Just a couple of fundamental question

a) Yeh… like you were saying, the gradients, is there a really easy way to spot what dimension needs to be fixed? You told me before but I am having trouble applying it in general. I realise you said the file is wrong, but the person supplied me with the file is not contactable atm. So I am going to make do.

b) If i wanted to track all the fibres within the subplate what would I need to do? Would I need to give like that mask shown below (in 3D) as the seed? What would that do?

Regards

Also when running the dwi2fod spherical deconv command, do I enter the whole brain mask, or the mask attached in this picture.

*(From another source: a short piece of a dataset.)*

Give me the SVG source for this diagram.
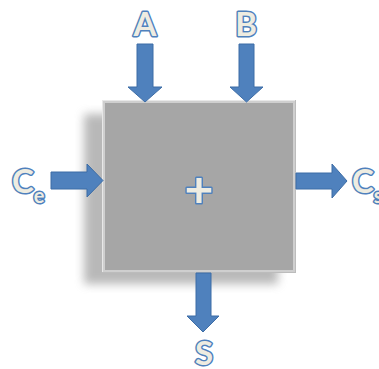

So you are suggesting I have 2 masks, instead of one? how would the dwi2fod command go??

The mask used for the dwi2fod command specifies which voxels the CSD algorithm is applied to, and which voxels will contain a zero FOD. So this should be a mask of the entire brain, regardless of any masks that may be subsequently used for tractography. If you were to use these masks as the input to dwi2fod, it would be impossible to track between the two areas, since there would be no fibre orientation estimates in the space between them.

So I want to use this mask as the starting and end point of my tractography.

This is slightly difficult to apply, either using seed / include regions in tckgen or include regions in tckedit. For instance, consider the former (tckgen) case, where this ROI is provided both as the seed image and an inclusion mask. When a streamline seed point is determined, the algorithm immediately checks this point against any include regions, and determines straight away that the streamline has ‘traversed’ the include region. Therefore the streamline would then be free to propagate anywhere in the brain, and would be ‘accepted’ and written to the output file as it has successfully traversed all include regions.

It is more typical in targeted tracking experiments to use one ROI as the seed region, and another ROI as an include region, thereby requiring that streamlines must traverse from the first region into the second.

… and the -include option should be the whole brain mask for the tckgen command

This would have no effect. Include regions (either in tckgen or tckedit) are used simply as filter mechanisms, to remove any streamline that fails to traverse all include regions. If you provided a whole-brain mask as an include region, it is (just about) guaranteed that all streamlines will possess at least one point that lies within this mask, and therefore such an include region would not perform any selective inclusion / removal of streamlines. It is more typical to provide a whole-brain mask image to tckgen using the -mask option, which terminates any streamline that attempts to propagate outside the ROI.

I just wan to run some tractography from the cortex to the inner ventricle thingy

I think this is probably the clearest indication of the experiment you’re trying to do. Since you want to track from the cortex, your seed ROI should contain cortex only. You want all tracks to go to ‘the inner ventricle thingy’: therefore only this region should be provided as an include ROI, so that any track that fails to traverse it will not be included in the output track file. But remember: If your include region also includes cortex, then any streamline seeded in the cortex would immediately be determined to have successfully reached this include region, and therefore this constraint would not be applied as you had intended.

a) Yeh… like you were saying, the gradients, is there a really easy way to spot what dimension needs to be fixed?

If you are interested, you can try checking out the dwigradcheck branch in Git, and running the dwigradcheck script on your DWI. It’s still in development, but the goal is to provide an automated way of estimating errors in the diffusion gradient table, and provide the appropriately corrected table if requested.